Leaving out every picture, retype the lines below from the top through the one that contains "(0,0) rectangle (1018,1440);".
════════════════
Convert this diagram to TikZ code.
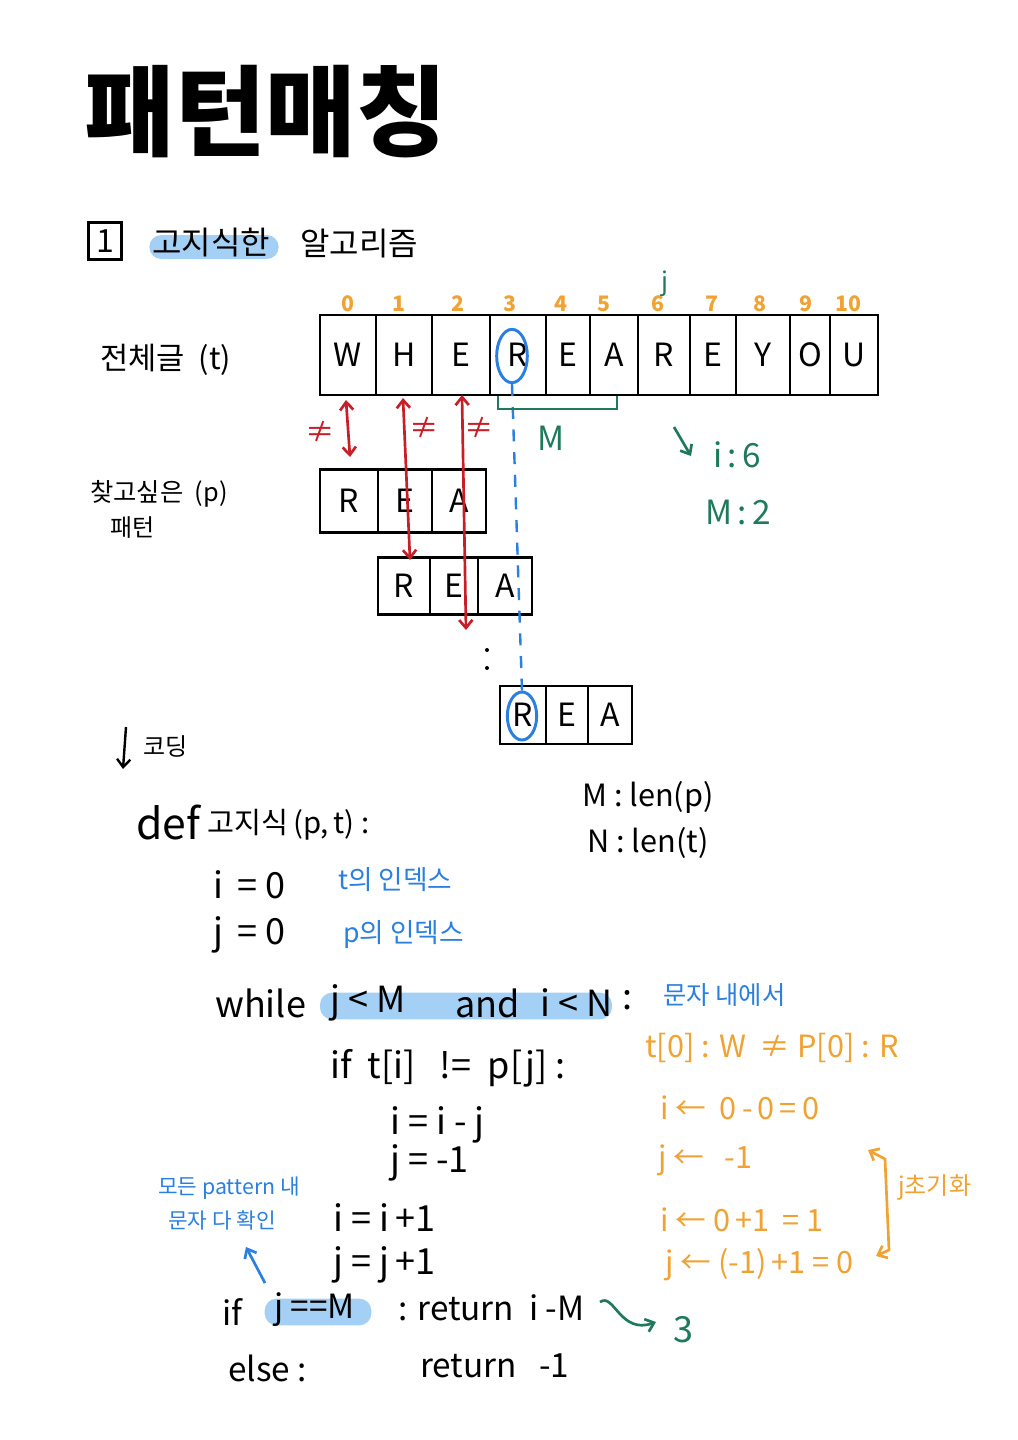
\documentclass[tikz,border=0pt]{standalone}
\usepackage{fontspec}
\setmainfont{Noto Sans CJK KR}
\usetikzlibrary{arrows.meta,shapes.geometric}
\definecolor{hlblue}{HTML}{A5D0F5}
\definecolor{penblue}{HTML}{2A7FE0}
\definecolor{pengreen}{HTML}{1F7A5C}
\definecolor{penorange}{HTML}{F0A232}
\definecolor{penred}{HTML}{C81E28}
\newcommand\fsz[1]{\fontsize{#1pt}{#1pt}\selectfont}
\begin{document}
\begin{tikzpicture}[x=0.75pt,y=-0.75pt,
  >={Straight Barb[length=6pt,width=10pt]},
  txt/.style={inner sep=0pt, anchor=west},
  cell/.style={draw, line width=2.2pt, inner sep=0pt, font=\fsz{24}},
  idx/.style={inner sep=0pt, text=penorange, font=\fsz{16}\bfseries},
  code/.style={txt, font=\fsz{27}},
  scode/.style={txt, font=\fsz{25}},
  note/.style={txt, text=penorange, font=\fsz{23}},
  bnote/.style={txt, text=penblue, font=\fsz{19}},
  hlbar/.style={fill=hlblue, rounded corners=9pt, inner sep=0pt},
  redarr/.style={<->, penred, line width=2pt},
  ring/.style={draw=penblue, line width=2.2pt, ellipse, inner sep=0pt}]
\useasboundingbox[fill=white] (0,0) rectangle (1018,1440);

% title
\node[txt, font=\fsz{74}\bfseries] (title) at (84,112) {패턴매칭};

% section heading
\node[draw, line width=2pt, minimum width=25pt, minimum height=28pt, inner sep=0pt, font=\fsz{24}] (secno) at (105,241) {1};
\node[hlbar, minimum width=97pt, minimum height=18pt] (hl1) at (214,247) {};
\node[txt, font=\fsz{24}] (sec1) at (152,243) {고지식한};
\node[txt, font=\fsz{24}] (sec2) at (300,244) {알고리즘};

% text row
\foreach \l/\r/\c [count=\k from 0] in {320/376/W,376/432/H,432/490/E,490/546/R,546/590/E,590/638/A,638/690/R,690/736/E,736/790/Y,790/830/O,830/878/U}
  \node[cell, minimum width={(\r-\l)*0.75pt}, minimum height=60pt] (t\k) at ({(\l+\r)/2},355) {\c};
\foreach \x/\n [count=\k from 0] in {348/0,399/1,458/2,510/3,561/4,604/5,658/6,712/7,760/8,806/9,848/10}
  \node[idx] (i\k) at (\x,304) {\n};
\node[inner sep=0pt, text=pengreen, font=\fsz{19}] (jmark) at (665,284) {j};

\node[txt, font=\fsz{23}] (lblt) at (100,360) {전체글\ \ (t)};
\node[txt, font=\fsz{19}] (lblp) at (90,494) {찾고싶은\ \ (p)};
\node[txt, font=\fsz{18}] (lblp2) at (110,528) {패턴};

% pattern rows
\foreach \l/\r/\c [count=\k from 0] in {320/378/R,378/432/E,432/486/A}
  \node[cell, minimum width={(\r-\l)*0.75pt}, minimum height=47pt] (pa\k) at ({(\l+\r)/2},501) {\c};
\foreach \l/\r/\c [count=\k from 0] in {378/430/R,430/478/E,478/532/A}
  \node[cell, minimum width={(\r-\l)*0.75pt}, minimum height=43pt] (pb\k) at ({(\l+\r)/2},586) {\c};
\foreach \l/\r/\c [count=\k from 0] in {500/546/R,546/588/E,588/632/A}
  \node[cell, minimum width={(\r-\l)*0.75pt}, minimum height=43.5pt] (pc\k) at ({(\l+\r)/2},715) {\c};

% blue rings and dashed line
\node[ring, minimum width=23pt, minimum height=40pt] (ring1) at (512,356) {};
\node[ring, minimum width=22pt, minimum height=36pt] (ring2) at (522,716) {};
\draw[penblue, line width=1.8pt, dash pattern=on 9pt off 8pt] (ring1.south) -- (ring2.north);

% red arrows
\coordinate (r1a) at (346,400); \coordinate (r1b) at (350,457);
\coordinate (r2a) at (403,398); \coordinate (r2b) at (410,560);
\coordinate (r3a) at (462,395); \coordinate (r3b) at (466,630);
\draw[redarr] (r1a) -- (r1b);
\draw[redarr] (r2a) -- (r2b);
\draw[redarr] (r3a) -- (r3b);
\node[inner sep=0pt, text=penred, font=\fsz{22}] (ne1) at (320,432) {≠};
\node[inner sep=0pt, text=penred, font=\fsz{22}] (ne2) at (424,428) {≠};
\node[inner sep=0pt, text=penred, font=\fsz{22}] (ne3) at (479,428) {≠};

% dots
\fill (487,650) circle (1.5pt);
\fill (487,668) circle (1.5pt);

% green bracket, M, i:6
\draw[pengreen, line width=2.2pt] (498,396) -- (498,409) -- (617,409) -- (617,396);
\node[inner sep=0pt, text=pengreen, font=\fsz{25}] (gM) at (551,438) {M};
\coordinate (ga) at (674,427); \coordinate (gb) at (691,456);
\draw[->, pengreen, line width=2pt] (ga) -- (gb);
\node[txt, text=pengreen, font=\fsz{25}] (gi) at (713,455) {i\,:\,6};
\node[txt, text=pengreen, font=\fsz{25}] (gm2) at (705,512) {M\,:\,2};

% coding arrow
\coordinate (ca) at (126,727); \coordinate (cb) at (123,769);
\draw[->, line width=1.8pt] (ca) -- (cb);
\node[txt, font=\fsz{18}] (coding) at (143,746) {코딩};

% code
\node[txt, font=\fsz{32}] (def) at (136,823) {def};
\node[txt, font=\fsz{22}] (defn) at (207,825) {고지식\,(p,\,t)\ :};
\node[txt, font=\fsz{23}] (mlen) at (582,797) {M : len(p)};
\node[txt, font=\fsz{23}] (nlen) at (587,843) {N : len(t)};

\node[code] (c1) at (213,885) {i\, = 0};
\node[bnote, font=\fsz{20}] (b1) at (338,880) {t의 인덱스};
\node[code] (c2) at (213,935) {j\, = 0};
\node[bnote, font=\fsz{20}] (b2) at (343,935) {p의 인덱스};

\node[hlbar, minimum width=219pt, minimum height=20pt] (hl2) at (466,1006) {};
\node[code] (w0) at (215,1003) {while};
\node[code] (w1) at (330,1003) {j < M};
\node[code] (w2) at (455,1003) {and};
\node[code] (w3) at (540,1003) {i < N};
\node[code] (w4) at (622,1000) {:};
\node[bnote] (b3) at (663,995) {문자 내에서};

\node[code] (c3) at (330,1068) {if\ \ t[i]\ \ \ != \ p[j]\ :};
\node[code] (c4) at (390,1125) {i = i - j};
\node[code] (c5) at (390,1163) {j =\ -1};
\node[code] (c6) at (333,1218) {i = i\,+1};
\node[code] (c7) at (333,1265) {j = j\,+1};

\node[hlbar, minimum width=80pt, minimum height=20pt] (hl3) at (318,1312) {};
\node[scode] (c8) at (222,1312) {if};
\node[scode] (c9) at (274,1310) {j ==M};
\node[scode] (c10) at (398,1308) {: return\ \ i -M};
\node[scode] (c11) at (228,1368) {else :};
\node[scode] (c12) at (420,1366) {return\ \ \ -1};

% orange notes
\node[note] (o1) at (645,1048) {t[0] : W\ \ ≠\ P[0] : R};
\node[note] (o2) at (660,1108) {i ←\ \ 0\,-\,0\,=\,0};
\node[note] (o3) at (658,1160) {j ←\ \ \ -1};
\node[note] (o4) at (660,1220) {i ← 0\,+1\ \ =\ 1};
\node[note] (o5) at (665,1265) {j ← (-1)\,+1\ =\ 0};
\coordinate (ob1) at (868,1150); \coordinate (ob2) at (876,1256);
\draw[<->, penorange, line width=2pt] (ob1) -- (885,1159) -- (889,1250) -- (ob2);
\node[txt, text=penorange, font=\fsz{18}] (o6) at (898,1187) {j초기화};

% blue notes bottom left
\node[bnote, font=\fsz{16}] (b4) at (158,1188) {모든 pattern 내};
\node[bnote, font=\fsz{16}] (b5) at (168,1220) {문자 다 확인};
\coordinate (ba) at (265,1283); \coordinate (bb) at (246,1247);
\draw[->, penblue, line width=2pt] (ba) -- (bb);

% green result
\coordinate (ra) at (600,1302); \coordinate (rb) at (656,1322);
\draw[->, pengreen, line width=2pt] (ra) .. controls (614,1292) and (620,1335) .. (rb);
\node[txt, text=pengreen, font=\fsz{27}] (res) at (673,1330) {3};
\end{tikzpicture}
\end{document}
════════════════
> **Reply to the exercise**
Convert this diagram to TikZ code.
\documentclass[tikz,border=0pt]{standalone}
\usepackage{fontspec}
\setmainfont{Noto Sans CJK KR}
\usetikzlibrary{arrows.meta,shapes.geometric}
\definecolor{hlblue}{HTML}{A5D0F5}
\definecolor{penblue}{HTML}{2A7FE0}
\definecolor{pengreen}{HTML}{1F7A5C}
\definecolor{penorange}{HTML}{F0A232}
\definecolor{penred}{HTML}{C81E28}
\newcommand\fsz[1]{\fontsize{#1pt}{#1pt}\selectfont}
\begin{document}
\begin{tikzpicture}[x=0.75pt,y=-0.75pt,
  >={Straight Barb[length=6pt,width=10pt]},
  txt/.style={inner sep=0pt, anchor=west},
  cell/.style={draw, line width=2.2pt, inner sep=0pt, font=\fsz{24}},
  idx/.style={inner sep=0pt, text=penorange, font=\fsz{16}\bfseries},
  code/.style={txt, font=\fsz{27}},
  scode/.style={txt, font=\fsz{25}},
  note/.style={txt, text=penorange, font=\fsz{23}},
  bnote/.style={txt, text=penblue, font=\fsz{19}},
  hlbar/.style={fill=hlblue, rounded corners=9pt, inner sep=0pt},
  redarr/.style={<->, penred, line width=2pt},
  ring/.style={draw=penblue, line width=2.2pt, ellipse, inner sep=0pt}]
\useasboundingbox[fill=white] (0,0) rectangle (1018,1440);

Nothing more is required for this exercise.